José Villanueva

Personal information
- Nickname: Cely
- Born: March 19, 1913 Binondo, Manila, Philippine Islands
- Died: November 11, 1983 (aged 70) Quezon City, Philippines

Sport
- Sport: Boxing
- Weight class: Bantamweight
- University team: FEU

Medal record
Men's Boxing
Representing the Philippines
Olympic Games
| Bronze medal – third place | 1932 Los Angeles | Bantamweight |

= José Villanueva (boxer) =

Filipino boxer

José Luis "Cely" Villanueva (March 19, 1913 - November 11, 1983) was an amateur boxer from the Philippines who represented his country at the 1932 Los Angeles Olympics. Born in Binondo, Manila, he won the bronze medal in the bantamweight class after winning the fight for third place against Joseph Lang.

His son, Anthony Villanueva, also became a boxer, and won a silver medal during the 1964 Tokyo Olympics.

==Amateur career==
At the 1932 Los Angeles Olympics, Villanueva claimed the Philippines its first Olympic medal in boxing. He gained a bye and bested Japan's Akira Nakao in the quarterfinals. However, his run was cut short after he fell to eventual gold medalist Horace Gwynne of Canada in their semifinal clash. He closed out his campaign with a victory over USA's Joseph Lang in the bronze medal match.

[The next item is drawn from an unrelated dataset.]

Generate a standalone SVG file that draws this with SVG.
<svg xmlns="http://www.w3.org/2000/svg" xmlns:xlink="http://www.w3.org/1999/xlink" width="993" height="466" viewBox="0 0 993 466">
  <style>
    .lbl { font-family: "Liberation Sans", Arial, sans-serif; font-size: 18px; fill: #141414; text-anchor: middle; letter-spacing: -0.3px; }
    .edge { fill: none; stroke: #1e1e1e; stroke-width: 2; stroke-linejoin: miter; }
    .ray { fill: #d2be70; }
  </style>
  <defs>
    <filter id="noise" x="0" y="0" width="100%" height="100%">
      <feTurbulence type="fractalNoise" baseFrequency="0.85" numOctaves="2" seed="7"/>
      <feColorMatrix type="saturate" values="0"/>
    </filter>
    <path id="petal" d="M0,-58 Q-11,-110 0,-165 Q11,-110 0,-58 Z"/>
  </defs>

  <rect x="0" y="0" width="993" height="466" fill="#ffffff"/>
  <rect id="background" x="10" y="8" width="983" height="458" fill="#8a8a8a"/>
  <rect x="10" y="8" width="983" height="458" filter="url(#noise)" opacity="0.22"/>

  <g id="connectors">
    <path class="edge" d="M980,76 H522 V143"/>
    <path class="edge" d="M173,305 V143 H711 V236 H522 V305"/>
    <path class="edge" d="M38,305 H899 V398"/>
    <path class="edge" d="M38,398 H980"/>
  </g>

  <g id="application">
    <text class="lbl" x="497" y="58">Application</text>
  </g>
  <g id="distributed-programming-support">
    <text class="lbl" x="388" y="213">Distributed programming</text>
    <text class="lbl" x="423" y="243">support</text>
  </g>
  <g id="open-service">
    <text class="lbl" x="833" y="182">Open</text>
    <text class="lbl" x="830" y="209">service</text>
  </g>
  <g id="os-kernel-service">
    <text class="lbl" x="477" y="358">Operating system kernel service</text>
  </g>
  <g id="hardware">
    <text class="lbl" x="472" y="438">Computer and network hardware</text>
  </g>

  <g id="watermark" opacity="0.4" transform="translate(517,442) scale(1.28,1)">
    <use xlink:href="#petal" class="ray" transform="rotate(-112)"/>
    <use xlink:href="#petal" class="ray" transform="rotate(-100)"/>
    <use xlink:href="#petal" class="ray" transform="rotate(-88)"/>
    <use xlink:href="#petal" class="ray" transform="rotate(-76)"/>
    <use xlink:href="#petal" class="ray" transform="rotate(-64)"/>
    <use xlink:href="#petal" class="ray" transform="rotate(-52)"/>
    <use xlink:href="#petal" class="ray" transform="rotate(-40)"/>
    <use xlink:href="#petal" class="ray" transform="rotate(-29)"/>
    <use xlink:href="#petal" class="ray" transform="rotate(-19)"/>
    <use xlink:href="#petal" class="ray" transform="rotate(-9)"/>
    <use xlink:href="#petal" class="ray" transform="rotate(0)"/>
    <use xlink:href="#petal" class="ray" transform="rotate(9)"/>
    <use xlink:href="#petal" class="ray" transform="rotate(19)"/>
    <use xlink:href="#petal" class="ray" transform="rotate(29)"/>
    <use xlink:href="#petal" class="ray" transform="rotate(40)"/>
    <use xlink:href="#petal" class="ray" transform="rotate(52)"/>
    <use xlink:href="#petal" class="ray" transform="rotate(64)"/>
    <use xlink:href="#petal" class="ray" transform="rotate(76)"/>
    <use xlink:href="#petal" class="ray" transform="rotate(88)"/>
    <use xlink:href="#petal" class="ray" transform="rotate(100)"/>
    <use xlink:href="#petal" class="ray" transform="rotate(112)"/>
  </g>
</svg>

=== 1932 Olympic results ===

Below are the results of boxer José Villanueva who competed for the Philippines as a bantamweight at the 1932 Olympic boxing tournament in Los Angeles:

- Round of 16: bye
- Quarterfinal: defeated Akira Nakao (Japan) on points
- Semifinal: lost to Horace Gwynne (Canada) on points
- Bronze Medal Bout: won by walkover over Joseph Lang (USA)

== Professional career ==
After the 1932 Los Angeles Olympics, Villanueva turned pro. There are no records of how his professional boxing career went.

==Later life==
Villanueva later on became a boxing trainer. One of his trained fighters was Gabriel Elorde who won a world 130-pound title and held it for seven years. His son, Anthony Villanueva, also became a boxer, and won a silver medal during the 1964 Tokyo Olympics. He was one of his son's first trainers. To this day, they are the only Filipino father-and-son duo to win Olympic medals. He also worked as a Malacañang employee until the early '70s.

==Death==
Villanueva died of a heart attack on November 11, 1983.

== Legacy ==
In 2010, Villanueva and his son Anthony were inducted as part of the Philippine Sports Commission's first batch for their Hall of Fame. In 2021, they were inducted into Far Eastern University's Sports Hall of Fame.